La question des données personnelles est devenue centrale dans les réclamations consommateurs. Le Règlement Général sur la Protection des Données (RGPD) a créé des droits spécifiques (droit d’accès, de rectification, d’opposition, à l’oubli) dont la violation peut désormais faire l’objet de réclamations distinctes. La CNIL et les autorités de protection des données européennes jouent un rôle croissant dans le traitement de ces litiges.

Les legal tech transforment l’exercice des droits des consommateurs en proposant des services automatisés de réclamation ou d’indemnisation (retards de transport, annulations de vol, etc.). Ces nouveaux acteurs démocratisent l’accès au droit mais soulèvent des questions sur la judiciarisation excessive des relations commerciales et la marchandisation du contentieux consommateur.

L’Arsenal Répressif : Quand le Droit Montre les Dents

Au-delà des mécanismes de résolution des litiges individuels, le droit de la consommation comporte un important volet répressif visant à sanctionner les professionnels indélicats. La Direction Générale de la Concurrence, de la Consommation et de la Répression des Fraudes (DGCCRF) dispose de pouvoirs d’enquête étendus et peut prononcer des sanctions administratives significatives.

La loi ASAP du 7 décembre 2020 a considérablement renforcé ces pouvoirs administratifs, permettant désormais à la DGCCRF d’ordonner le retrait de contenus illicites en ligne ou d’imposer des amendes pouvant atteindre 4% du chiffre d’affaires annuel pour certaines infractions graves. En 2022, plus de 115 000 établissements ont été contrôlés, aboutissant à 15 000 avertissements et 2 500 sanctions administratives.

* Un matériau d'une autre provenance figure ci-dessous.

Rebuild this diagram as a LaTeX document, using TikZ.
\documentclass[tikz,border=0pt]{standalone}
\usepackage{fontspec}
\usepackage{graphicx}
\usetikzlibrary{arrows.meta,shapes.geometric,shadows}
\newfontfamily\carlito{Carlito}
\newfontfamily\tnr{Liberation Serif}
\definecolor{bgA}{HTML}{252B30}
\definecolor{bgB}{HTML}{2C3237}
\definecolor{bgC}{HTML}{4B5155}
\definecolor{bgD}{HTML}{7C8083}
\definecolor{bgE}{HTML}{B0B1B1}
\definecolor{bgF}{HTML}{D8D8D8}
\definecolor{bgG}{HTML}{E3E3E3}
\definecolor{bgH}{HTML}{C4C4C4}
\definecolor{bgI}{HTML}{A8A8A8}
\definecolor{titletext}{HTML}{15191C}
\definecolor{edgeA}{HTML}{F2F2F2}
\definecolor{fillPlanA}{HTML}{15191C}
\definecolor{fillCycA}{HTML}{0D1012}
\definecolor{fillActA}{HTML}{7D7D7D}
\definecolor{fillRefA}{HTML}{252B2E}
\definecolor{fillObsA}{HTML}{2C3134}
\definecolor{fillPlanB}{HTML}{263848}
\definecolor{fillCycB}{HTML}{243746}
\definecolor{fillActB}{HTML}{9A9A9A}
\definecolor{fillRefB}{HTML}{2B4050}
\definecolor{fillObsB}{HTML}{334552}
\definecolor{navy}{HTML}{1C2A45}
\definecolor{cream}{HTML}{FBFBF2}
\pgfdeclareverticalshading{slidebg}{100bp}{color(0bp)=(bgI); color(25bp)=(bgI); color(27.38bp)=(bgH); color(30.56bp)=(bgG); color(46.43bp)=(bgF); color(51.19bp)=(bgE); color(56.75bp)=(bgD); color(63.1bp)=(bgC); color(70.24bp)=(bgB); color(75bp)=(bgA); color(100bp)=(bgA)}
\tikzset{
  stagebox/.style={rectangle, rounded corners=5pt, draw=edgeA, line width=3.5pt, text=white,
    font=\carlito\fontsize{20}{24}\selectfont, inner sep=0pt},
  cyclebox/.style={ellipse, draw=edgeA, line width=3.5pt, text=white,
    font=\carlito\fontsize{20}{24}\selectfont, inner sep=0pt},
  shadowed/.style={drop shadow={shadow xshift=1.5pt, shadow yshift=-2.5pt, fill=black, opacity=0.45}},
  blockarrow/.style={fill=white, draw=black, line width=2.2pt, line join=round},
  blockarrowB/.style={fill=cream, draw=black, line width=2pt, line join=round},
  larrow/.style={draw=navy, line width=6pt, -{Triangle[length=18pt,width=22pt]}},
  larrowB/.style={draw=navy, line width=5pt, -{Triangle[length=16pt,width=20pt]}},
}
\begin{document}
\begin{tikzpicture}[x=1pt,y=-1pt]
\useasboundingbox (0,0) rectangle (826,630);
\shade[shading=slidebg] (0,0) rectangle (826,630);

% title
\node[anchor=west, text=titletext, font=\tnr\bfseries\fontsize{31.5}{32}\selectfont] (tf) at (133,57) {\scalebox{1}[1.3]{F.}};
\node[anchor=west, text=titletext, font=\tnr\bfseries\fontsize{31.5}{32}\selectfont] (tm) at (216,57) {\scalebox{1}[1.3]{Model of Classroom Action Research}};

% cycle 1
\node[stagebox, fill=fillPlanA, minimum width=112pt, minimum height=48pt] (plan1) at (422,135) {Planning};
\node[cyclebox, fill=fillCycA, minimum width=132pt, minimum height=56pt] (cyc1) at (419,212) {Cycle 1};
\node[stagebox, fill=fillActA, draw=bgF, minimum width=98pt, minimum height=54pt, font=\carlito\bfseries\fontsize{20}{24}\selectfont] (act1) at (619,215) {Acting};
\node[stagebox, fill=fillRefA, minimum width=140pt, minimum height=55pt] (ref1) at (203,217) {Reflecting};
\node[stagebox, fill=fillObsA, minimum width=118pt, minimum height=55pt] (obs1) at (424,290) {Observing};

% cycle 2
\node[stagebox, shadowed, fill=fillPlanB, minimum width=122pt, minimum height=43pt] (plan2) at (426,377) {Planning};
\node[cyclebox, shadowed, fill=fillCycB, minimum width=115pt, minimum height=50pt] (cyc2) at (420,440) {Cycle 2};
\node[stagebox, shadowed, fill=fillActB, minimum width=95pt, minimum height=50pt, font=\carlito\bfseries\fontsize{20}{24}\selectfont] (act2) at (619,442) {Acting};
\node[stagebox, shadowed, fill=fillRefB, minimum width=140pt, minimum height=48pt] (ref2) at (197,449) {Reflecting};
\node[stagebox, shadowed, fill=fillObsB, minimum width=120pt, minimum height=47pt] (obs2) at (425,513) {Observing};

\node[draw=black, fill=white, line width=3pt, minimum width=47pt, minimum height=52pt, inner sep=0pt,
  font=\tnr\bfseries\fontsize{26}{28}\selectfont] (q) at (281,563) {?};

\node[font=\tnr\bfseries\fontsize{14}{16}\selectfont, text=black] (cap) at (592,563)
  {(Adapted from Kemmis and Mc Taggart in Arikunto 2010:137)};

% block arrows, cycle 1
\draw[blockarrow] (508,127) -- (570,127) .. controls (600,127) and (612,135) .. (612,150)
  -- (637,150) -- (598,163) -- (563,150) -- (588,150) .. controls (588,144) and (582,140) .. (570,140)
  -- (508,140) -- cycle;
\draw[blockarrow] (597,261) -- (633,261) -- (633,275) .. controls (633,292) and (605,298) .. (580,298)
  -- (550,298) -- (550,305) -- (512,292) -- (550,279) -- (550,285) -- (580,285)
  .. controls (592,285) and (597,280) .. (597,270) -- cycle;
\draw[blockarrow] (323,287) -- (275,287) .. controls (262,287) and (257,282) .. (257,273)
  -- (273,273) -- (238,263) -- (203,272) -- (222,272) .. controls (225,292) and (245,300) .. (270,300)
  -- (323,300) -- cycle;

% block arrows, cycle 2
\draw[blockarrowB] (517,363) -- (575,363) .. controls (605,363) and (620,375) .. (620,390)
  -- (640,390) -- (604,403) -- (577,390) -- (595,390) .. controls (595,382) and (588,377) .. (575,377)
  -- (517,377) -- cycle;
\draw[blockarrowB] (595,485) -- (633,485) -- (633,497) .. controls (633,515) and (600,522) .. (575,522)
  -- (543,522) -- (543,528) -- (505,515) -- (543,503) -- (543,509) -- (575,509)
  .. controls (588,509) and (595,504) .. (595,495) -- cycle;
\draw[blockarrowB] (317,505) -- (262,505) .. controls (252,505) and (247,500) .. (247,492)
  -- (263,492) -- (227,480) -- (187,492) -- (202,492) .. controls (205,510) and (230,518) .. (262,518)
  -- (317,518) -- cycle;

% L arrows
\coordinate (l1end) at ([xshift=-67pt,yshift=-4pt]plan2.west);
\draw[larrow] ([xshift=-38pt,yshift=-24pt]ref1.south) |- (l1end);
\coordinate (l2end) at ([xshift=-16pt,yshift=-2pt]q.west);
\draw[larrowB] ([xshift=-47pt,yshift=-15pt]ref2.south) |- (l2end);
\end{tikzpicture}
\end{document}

Le droit pénal de la consommation reste une arme dissuasive avec des délits spécifiques comme la tromperie (article L. 441-1 du Code de la consommation) ou les pratiques commerciales trompeuses (article L. 121-2), passibles de deux ans d’emprisonnement et 300 000 euros d’amende. Ces sanctions peuvent être portées à 10% du chiffre d’affaires annuel pour les personnes morales.

L’efficacité de ce système répressif dépend largement de la vigilance des consommateurs eux-mêmes. Chaque signalement sur la plateforme SignalConso contribue à orienter les contrôles et à faire évoluer les pratiques commerciales. Cette régulation participative représente une évolution majeure dans la conception traditionnelle de la protection du consommateur, désormais acteur à part entière de sa propre protection.